By Lobsang Tenchoe
DHARAMSALA, April 12: Swedish authorities have charged a 49-year-old Tibetan man with espionage for spying on fellow Tibetan refugees in Sweden and Norway for the Chinese government, according to various media reports.
Dorjee Gyantsan was accused of infiltrating the Tibetan community to pass information on their personal and political activities to Chinese officials in exchange for money by the Swedish prosecutors in the charge sheet, reports theoutlookindia.com.
The 49-year-old man who faces up to four years in prison has denied all charges, Mikael Soderberg, his lawyer has told AFP, the report said.
The Chinese spy is said to have acquired resident status as a refugee in Sweden in the early 2000s and posed as a supporter of Tibetan independence, the prosecutors have disclosed.
The prosecutors have further stated that Dorjee has attended anti-China protests in Norway and also covered a visit of the Dalai Lama to Norway as a reporter for the pro-Tibetan Voice of Tibet, in order to collect information on Tibetan refugees.

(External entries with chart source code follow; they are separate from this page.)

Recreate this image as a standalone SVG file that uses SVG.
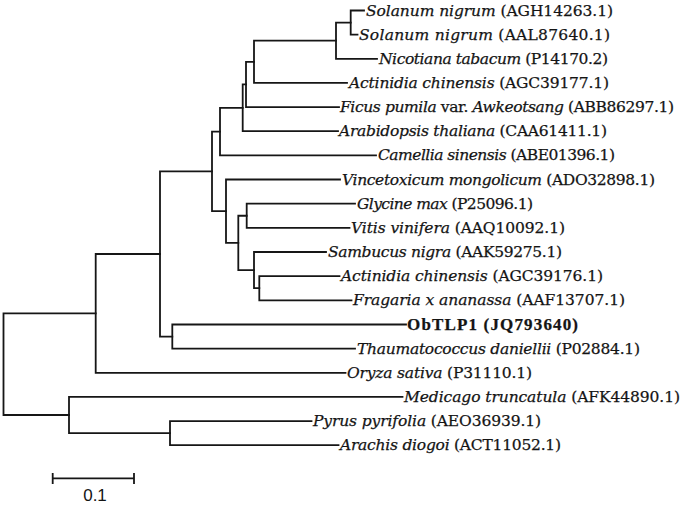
<svg xmlns="http://www.w3.org/2000/svg" width="685" height="506" viewBox="0 0 685 506">
<style>
.br{fill:none;stroke:#161616;stroke-width:1.8;stroke-linecap:square}
.lb{font-family:"DejaVu Serif","Liberation Serif",serif;font-size:15.5px;fill:#141414;stroke:#141414;stroke-width:0.25}
.sp{font-style:italic}
.bd{font-weight:bold;font-family:"Liberation Serif",serif;font-size:17px}
.sc{font-family:"Liberation Sans",sans-serif;font-size:17px;fill:#141414}
</style>
<rect width="685" height="506" fill="#fff"/>
<g id="connectors">
<path class="br" d="M364 10.5H350.7V34.6H357.5"/>
<path class="br" d="M350.7 22.55H336V58.8H377"/>
<path class="br" d="M336 40.7H254V82.9H347"/>
<path class="br" d="M254 61.8H246V107.1H339"/>
<path class="br" d="M246 84.45H242.7V131.2H338"/>
<path class="br" d="M242.7 107.8H220V155.4H376"/>
<path class="br" d="M355 203.7H246.7V227.8H349.5"/>
<path class="br" d="M339.5 276.1H259.3V300.3H351.5"/>
<path class="br" d="M326 252H254V288.2H259.3"/>
<path class="br" d="M246.7 215.75H238.3V270.1H254"/>
<path class="br" d="M340 179.5H226V242.9H238.3"/>
<path class="br" d="M220 131.6H212V211.2H226"/>
<path class="br" d="M406 324.5H172.3V348.6H355"/>
<path class="br" d="M212 171.4H160V336.55H172.3"/>
<path class="br" d="M160 254H95.7V372.8H345.5"/>
<path class="br" d="M311.5 421.1H170V445.2H338.5"/>
<path class="br" d="M402.5 396.9H69V433.15H170"/>
<path class="br" d="M95.7 313.4H3.5V415H69"/>
</g>
<g id="leaf1"><text class="lb" x="366" y="15.5" textLength="247"><tspan class="sp">Solanum nigrum</tspan> (AGH14263.1)</text></g>
<g id="leaf2"><text class="lb" x="359" y="39.6" textLength="251"><tspan class="sp">Solanum nigrum</tspan> (AAL87640.1)</text></g>
<g id="leaf3"><text class="lb" x="379" y="63.8" textLength="229"><tspan class="sp">Nicotiana tabacum</tspan> (P14170.2)</text></g>
<g id="leaf4"><text class="lb" x="349" y="87.9" textLength="260"><tspan class="sp">Actinidia chinensis</tspan> (AGC39177.1)</text></g>
<g id="leaf5"><text class="lb" x="340" y="112.1" textLength="334"><tspan class="sp">Ficus pumila</tspan> var. <tspan class="sp">Awkeotsang</tspan> (ABB86297.1)</text></g>
<g id="leaf6"><text class="lb" x="339" y="136.2" textLength="268"><tspan class="sp">Arabidopsis thaliana</tspan> (CAA61411.1)</text></g>
<g id="leaf7"><text class="lb" x="378" y="160.4" textLength="237"><tspan class="sp">Camellia sinensis</tspan> (ABE01396.1)</text></g>
<g id="leaf8"><text class="lb" x="342" y="184.5" textLength="313"><tspan class="sp">Vincetoxicum mongolicum</tspan> (ADO32898.1)</text></g>
<g id="leaf9"><text class="lb" x="357" y="208.7" textLength="176"><tspan class="sp">Glycine max</tspan> (P25096.1)</text></g>
<g id="leaf10"><text class="lb" x="351" y="232.8" textLength="214"><tspan class="sp">Vitis vinifera</tspan> (AAQ10092.1)</text></g>
<g id="leaf11"><text class="lb" x="328" y="257" textLength="234"><tspan class="sp">Sambucus nigra</tspan> (AAK59275.1)</text></g>
<g id="leaf12"><text class="lb" x="341" y="281.1" textLength="262"><tspan class="sp">Actinidia chinensis</tspan> (AGC39176.1)</text></g>
<g id="leaf13"><text class="lb" x="353" y="305.3" textLength="272"><tspan class="sp">Fragaria x ananassa</tspan> (AAF13707.1)</text></g>
<g id="leaf14"><text class="lb bd" x="407" y="329.5" textLength="171">ObTLP1 (JQ793640)</text></g>
<g id="leaf15"><text class="lb" x="357" y="353.6" textLength="283"><tspan class="sp">Thaumatococcus daniellii</tspan> (P02884.1)</text></g>
<g id="leaf16"><text class="lb" x="347" y="377.8" textLength="185"><tspan class="sp">Oryza sativa</tspan> (P31110.1)</text></g>
<g id="leaf17"><text class="lb" x="404" y="401.9" textLength="276"><tspan class="sp">Medicago truncatula</tspan> (AFK44890.1)</text></g>
<g id="leaf18"><text class="lb" x="313" y="426.1" textLength="228"><tspan class="sp">Pyrus pyrifolia</tspan> (AEO36939.1)</text></g>
<g id="leaf19"><text class="lb" x="340" y="450.2" textLength="221"><tspan class="sp">Arachis diogoi</tspan> (ACT11052.1)</text></g>
<g id="scale">
<path class="br" d="M52.7 478.3H134M52.7 474V483M134 474V483"/>
<text class="sc" x="95" y="501" text-anchor="middle">0.1</text>
</g>
</svg>
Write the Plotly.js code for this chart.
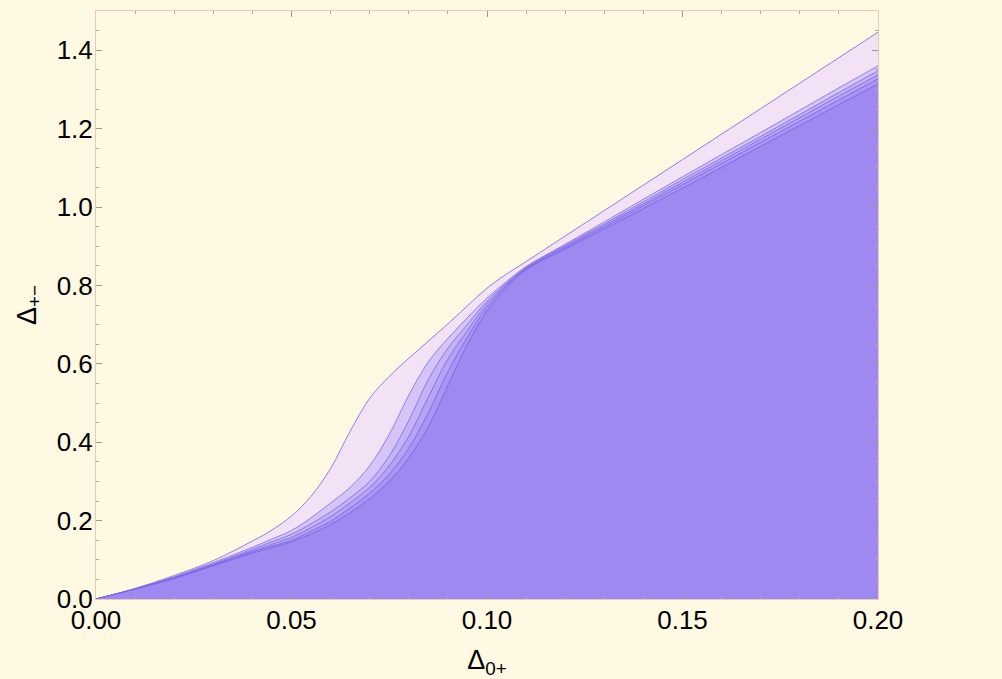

The espionage is believed to have taken place from July 2015 to February 2017, when he was arrested, the report said.
“This is a very serious crime. The espionage has affected very vulnerable people,” prosecutor Mats Ljungqvist is reported to have told AFP.
Around 130 Tibetans live in the Scandinavian country. An organisation called Tibetan Community in Sweden has said, “People who have fled to Sweden from totalitarian regimes must be able to feel safe and feel that they can exercise their constitutionally-protected freedom to protest against a regime without fear of persecution or attacks on themselves or their families.”
According to the prosecutors, Dorjee had met repeatedly with a Chinese embassy secretary in Poland to pass on information, receiving thousands of dollars (euros) in exchange. The meetings were held outside Sweden ‘to make it more difficult to uncover the operation’.
When Dorjee was arrested in February last year, he had just returned from a trip to Warsaw. He was carrying USD 6,000 in cash, which the prosecutors believe was payment for his information.
The prosecution’s evidence further includes witness testimonies about his contacts with the Tibetan community and the suspect’s phone and travel records.